The artwork that now blankets the 69th floor covers a range of styles, featuring works from Mr. June, Chris RWK, Stickymonger, Lauren YS, fanakapan, and many more. Large installations and wood cutouts, traditional spray paint graffiti, posters stuck to the wall with wheatpaste and even a piece made of vinyl that winds its way around most of the floor-to-ceiling windows. And while artwork on empty floors of Silverstein properties isn't a foreign sight, Robert Marcucci, a creative consultant for the Silverstein Group explained that the presence of street art was a big change from how the company usually does things.
"Silverstein Properties, for the last 15 years or so, has had a artist residency program, where we bring artists in the community over to our raw space within the buildings, space that hasn't been taken up by a tenant yet. And we give them an opportunity to create art," Marcucci explained to Gothamist. In the case of the 69th floor, company executives told Marcucci they were interested in "something more contemporary and more cutting edge," so he teamed up with a number of other curators to recruit street artists and graffiti artists to add life to the empty floor.
The result, according to Marcucci, was "a gallery in the sky on top of one of the top corporate buildings in America. A gallery that has some of the most cutting-edge, fusion street art." It's also a gallery that should remain in place even when the floor's tenant moves in. "As far as I know, Spotify is very interested in keeping that floor the way it is," Marcucci said.
Marcucci, along with curators Dough Smith, Izzy Church and Marten Kayle, recruited artists from around the city and the world to come get involved in the project. Smith is the owner of a nearby gallery, World Trade Art, and told Gothamist that the talks to invite artists up to the 69th floor started a little over a year ago and that the work began during the summer of 2016. Smith said that the project has work from almost 50 artists at this point, and even when 15 people at a time were working on the floor together, there was so much space that "it still felt empty."

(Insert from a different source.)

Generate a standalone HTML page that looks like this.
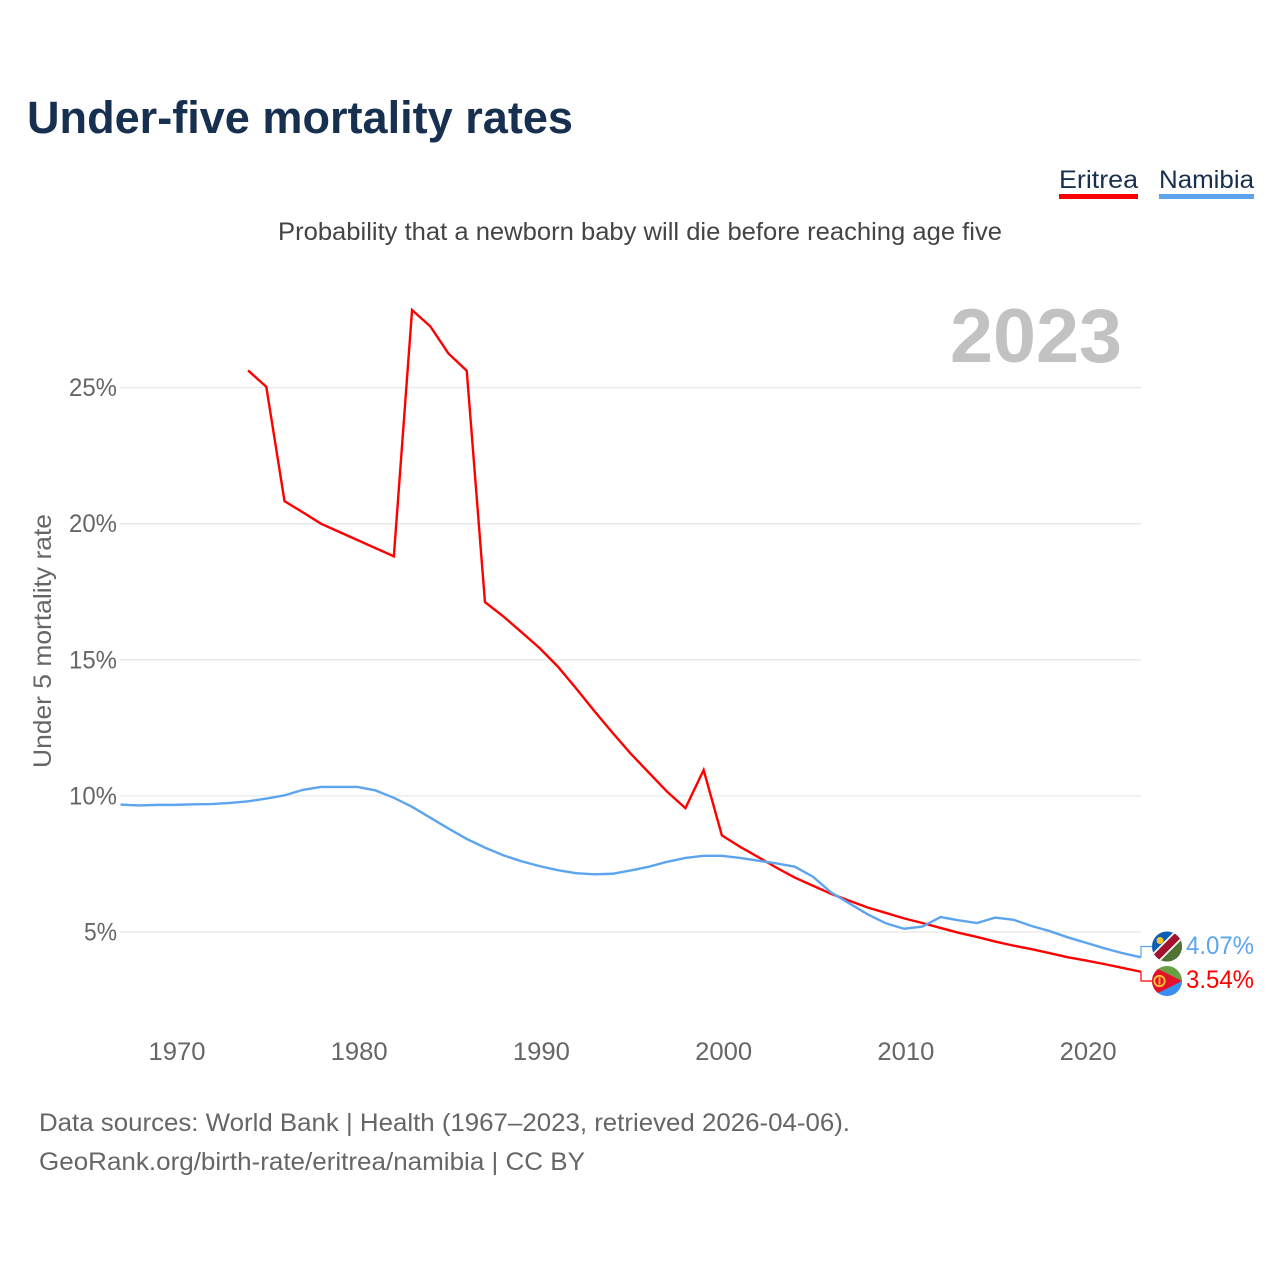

"Who has ever had this opportunity?" Smith asked about the chance to turn what could be a staid office building floor into a multi-colored, cross-disciplinary gallery. He added that as far as an end to the project, "We will fill every square inch if we're allowed. We'll go on every plate, every beam. We won't stop."

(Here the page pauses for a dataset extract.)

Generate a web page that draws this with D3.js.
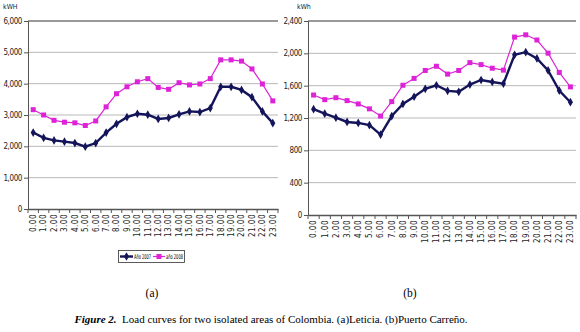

Most of the artwork ties back into New York in some way, from references to apples to a mural of the Statue of Liberty riding a tiger to text Hamilton lyrics painted in the form of a ten dollar bill on a wall that looks out to Alexander Hamilton's grave. Church, who was working on her piece, a series of satirical stamps that she was wheatpasting on to an inner wall, said that the concept behind the galley was "to bring positive growth to Lower Manhattan." She also told us that beyond the excitement of getting a new raw space to work in and curate, the size of the floor was something she'd never worked with before. "When I walked in I was overwhelmed by the how large of a space it is. When I walked in here I thought 'How are we going to fill this space?'"
There are also sculptures, like a spray painted door with woodcut letters reading "Always In Our Hearts 9/11" on one side and images of the city captured by photographers in the 1980s on the other. The artist behind the sculpture, Savior Elmundo, told us that he'd found the antique door near his home in Queens, and explained that "To me this is a New York door. It represents Downtown, 9/11, graffiti, New York and street art."
Dru Blumensheid, another artist who was working on the floor, was adding a painted layer to the base of a welded piece full of plaster faces of friends and family in New York that she had been working on before she was invited to be part of the gallery.
"I'm really excited about the opportunity, and it's an interesting topic to have in such a historical place. I hope it brings light to the background here, and the facility, with it being a new building. I'm honored to show here," she told Gothamist.
Other artists on the floor echoed the sentiment that it was meaningful to be invited to work in such an iconic piece of the city. Brolga, an Australian artist whose contributions were a couple of large illustrated characters representing Adam and Eve, told us that it was "a massive privilege" to be invited. "New York was always a really surreal place when youβre from far away," he added, so it was a thrill to be involved in the arts scene in a city that had had such an impact on the world.
Ben Angotti, a painter and sculptor who was spray painting what he called "a happy and colorful piece to uplift the human soul" said he'd lived in Brooklyn for the past 17 years, and had watched Tower 2 fall on 9/11. "It feels great to be able to visit the spot, and do something positive, where 16 years ago there was such a tragedy," he told us.